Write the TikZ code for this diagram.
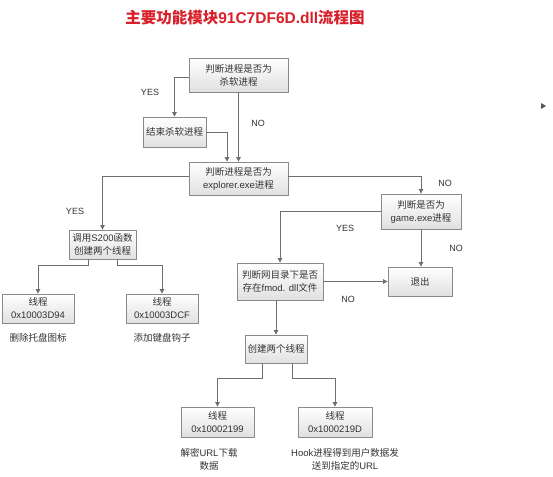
* * * * * * *
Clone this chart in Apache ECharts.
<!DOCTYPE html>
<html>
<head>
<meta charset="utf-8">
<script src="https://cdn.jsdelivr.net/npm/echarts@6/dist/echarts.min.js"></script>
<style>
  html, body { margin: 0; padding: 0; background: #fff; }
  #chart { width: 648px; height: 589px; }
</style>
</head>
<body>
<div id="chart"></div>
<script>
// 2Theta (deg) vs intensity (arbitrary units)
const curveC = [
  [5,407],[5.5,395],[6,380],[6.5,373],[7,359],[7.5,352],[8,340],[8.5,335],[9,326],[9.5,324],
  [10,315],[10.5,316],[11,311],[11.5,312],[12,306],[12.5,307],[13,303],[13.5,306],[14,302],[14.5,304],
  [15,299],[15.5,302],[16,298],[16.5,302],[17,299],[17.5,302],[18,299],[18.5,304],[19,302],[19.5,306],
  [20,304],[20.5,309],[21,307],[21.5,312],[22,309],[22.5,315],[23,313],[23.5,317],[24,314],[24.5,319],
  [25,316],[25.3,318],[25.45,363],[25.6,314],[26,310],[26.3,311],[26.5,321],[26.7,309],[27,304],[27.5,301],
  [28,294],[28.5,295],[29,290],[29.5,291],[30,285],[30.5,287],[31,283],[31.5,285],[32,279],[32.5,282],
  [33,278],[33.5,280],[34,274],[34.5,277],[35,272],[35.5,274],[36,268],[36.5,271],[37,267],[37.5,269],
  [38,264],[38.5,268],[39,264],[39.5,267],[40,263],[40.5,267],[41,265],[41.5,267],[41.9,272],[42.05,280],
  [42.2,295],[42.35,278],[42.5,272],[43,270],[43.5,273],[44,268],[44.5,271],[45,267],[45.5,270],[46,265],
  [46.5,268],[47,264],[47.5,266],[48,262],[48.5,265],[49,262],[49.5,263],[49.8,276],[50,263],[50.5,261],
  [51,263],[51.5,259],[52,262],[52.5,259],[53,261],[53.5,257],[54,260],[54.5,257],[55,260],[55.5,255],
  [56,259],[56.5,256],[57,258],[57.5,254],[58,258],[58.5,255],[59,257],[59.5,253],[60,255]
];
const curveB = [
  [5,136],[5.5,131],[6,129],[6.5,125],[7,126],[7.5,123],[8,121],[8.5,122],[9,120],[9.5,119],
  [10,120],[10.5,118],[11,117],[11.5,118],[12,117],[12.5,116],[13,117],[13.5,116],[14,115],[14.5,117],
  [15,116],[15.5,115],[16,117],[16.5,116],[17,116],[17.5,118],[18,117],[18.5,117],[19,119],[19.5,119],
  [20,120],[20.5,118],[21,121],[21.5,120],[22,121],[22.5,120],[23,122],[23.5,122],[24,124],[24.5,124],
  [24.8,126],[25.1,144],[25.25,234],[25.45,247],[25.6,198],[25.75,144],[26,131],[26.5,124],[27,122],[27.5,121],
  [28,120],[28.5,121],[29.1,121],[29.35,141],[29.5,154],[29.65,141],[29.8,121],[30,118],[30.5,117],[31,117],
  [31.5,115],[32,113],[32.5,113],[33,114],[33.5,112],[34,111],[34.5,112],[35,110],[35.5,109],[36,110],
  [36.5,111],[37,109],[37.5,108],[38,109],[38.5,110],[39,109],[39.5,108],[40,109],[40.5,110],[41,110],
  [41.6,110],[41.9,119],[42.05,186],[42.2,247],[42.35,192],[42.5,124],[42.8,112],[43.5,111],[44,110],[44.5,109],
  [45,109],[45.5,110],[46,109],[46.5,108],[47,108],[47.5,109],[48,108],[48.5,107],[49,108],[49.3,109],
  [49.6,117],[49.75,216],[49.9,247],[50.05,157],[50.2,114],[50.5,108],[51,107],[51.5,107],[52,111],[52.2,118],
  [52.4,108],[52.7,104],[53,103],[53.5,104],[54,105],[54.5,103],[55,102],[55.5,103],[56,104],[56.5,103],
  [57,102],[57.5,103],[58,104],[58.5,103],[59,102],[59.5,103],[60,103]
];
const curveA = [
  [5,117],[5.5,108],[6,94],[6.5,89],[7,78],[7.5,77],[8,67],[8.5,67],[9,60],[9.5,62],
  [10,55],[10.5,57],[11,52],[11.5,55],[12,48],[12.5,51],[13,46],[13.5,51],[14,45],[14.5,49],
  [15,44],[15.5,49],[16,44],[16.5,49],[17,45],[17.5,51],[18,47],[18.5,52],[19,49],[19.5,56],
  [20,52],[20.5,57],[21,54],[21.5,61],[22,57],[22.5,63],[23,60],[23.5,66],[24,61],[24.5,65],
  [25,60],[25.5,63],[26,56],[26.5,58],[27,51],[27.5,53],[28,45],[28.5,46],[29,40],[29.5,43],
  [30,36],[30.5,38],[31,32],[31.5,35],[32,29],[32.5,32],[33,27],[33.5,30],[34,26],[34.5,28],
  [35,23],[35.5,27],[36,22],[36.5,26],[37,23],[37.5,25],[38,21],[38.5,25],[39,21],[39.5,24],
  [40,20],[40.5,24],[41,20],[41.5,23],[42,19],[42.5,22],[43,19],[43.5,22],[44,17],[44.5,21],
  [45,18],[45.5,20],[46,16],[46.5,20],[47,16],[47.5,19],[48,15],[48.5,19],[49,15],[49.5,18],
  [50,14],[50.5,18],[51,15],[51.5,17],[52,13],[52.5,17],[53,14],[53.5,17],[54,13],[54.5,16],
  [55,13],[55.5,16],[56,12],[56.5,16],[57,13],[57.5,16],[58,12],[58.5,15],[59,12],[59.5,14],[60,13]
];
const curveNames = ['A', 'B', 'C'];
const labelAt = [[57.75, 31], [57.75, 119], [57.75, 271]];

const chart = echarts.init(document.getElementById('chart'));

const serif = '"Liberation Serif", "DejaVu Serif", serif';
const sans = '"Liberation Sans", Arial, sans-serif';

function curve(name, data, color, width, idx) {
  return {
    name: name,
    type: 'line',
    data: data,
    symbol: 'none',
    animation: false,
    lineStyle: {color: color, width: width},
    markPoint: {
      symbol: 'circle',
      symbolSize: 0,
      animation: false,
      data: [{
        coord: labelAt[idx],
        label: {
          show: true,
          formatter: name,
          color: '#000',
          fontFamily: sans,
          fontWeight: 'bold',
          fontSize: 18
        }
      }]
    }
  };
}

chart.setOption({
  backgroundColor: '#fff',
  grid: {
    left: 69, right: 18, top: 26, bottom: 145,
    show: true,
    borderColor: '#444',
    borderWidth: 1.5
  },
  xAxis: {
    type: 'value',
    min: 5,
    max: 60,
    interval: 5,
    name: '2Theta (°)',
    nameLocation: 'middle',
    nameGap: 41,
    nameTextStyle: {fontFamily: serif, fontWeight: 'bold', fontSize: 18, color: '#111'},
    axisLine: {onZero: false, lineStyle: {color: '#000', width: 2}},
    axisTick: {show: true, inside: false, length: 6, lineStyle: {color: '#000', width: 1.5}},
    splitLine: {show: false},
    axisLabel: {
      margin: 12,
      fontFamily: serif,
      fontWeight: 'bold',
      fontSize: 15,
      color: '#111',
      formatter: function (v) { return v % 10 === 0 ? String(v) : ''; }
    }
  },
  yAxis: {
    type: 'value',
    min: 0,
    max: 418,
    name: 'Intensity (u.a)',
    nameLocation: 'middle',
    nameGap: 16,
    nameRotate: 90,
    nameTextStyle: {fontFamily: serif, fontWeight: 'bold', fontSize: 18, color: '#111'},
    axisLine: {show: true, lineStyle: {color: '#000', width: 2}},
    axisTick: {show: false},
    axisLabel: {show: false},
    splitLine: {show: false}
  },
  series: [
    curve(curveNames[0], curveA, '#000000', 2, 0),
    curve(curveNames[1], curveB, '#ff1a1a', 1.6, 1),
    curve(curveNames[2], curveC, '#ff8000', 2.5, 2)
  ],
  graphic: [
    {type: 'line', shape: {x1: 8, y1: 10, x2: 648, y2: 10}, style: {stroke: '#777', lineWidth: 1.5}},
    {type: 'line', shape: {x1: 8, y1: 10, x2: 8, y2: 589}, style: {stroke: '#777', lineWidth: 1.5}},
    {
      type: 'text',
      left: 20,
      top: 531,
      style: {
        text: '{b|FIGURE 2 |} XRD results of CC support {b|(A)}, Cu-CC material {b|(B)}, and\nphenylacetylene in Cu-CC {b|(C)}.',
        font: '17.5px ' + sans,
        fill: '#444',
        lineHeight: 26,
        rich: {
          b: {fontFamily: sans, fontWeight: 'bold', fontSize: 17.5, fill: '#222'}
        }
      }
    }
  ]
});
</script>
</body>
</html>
* * * * * * *
Extract every line that has the string "this" in it.

- _Correct output_:
Write the TikZ code for this diagram.
Clone this chart in Apache ECharts.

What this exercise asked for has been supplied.